[Haskell-cafe] Haskell Weekly News: Issue 85 - September 13, 2008

Rafael C. de Almeida almeidaraf at gmail.com
Mon Sep 15 12:05:11 EDT 2008


Richard A. O'Keefe wrote:
> 
> On 14 Sep 2008, at 10:59 pm, Rafael Almeida wrote:
>> One thing have always bugged me: how do you prove that you have
>> correctly proven something?
> 
> This really misses the point of trying to formally verify something.
> That point is that you almost certainly have NOT.  By the time you
> get a theorem prover to accept your specification, you have
> (a) gone through a couple of rounds of redesign (before writing the
>     code!) and now have something really clear (because the prover
>     is too dumb to understand subtle stuff)
> (b) just done a lot of "testing" on the design that was finally
>     accepted.
> 
>> I mean, when I write a code I'm formaly
>> stating what I want to happen and bugs happen.

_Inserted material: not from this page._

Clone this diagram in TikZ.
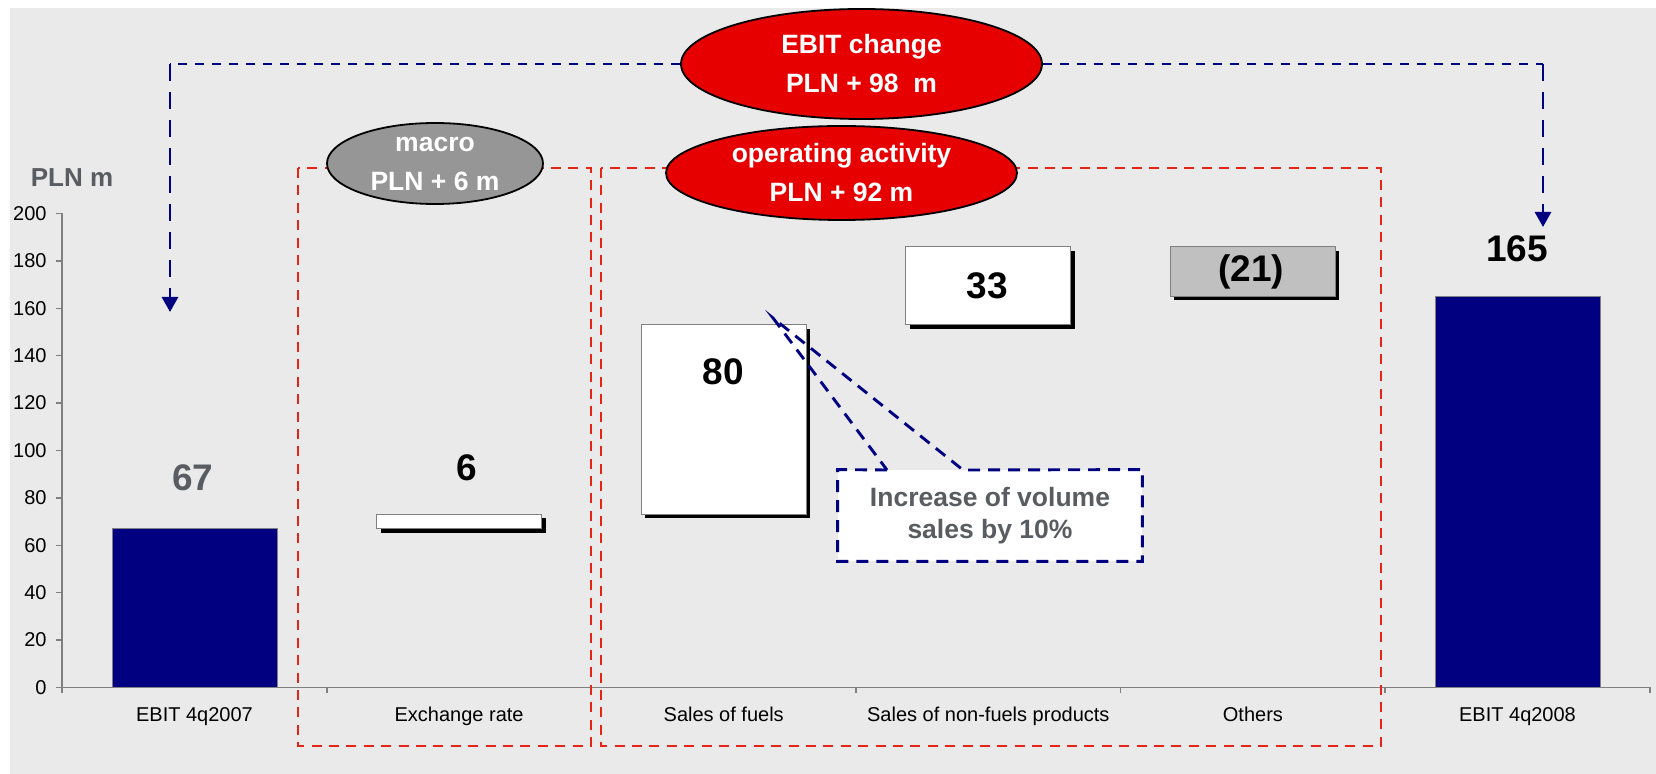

If I try to prove some
>> part of the code I write more formal text (which generally isn't even
>> checked by a compiler);
> 
> I'm sorry?
> What kind of half-arsed "formal" specification is NOT "checked"?
> None of the specification tools I've played with (I really wish there
> were a PVS course I could attend in NZ) can truthfully be described as
> "not checked".

I do not know. I'm not experienced on the field and I was under the
impression you'd write your code then get a pen and a paper and try to
prove some property of it.

Someone mentioned coq, I read a bit about it, but it looked really
foreign to me. The idea is to somehow prove somethings based only on the
specification and, after that, you write your code, based on your proof?
If so, what's the difference of that and writing the same program twice
in two different languages? Isn't that kind of what's going on anyways?

> Symbolic model checking tools effectivley _are_ testing tools; what you
> normally get from them is not a cheery "that's fine boss" but a snarky
> "you forgot about this possible input didn't you, idiot!"

Do they operate with Haskell functions directly? I mean, can I somehow
import the functions I wrote in Haskell and try to prove properties on
it using those tools you talk about?

>> how can I be sure that my proof doesn't
>> contain bugs?
> 
> You can't.  What you CAN be sure of is that your previous proof
> attempts DID contain bugs.  Lots of them.  At least *those* ones
> are gone.  Let's face it, you can't be *sure* that you aren't a brain
> in a jar being systematically deceived by a demon.  (Read Descartes.)
> 
> In fact, you can usually be CERTAIN that you haven't proved the
> validity of your whole system, because you usually haven't tried.
> Formal methods are a risk reduction tool.  You pick some part of the
> system which has a special need for reliability, isolate it, model it,
> check the model for consistency, specify operations on it, prove
> something about them, and you learn a heck of a lot by doing so.
> What you can't eliminate is the possibility that something nasty is
> lurking in the BIOS of your computer specifically watching out for
> your code so it can sabotage it.  Several times in my programming
> career I have encountered perfectly correct code that malfunctioned
> because of a broken compiler (well ok, in one case it was a broken
> assembler).
> 
>> Why would it make my program less error-prone? Is there
>> any article that tries to compare heavy testing with FM?
> 
> Lots of them.
> http://citeseerx.ist.psu.edu/viewdoc/summary?doi=10.1.1.18.2475
> might make a good start.
> The idea that the FORTEST researchers share is that formal
> methods can *help* testing.
> Indeed, QuickCheck basically _is_ an 'automatic tests from
> specifications' tool, one of many that have been built over the
> years.
> 
> If you stop thinking of formal methods as "verifying finished
> written programs" and more as some mix of "design for
> checkability" (so that bugs are less likely to be written into
> the code in the first place) or as "testing for specifications"
> it may make more sense to you.
> 

Hm. I've used quickcheck, I find it really nice. It was definetely the
tool I had in mind when I was arguing about tests being enough to
'proof' things. Anyhow, I'll take a look on that article, maybe it
already answers lots of the questions I've raised here :-).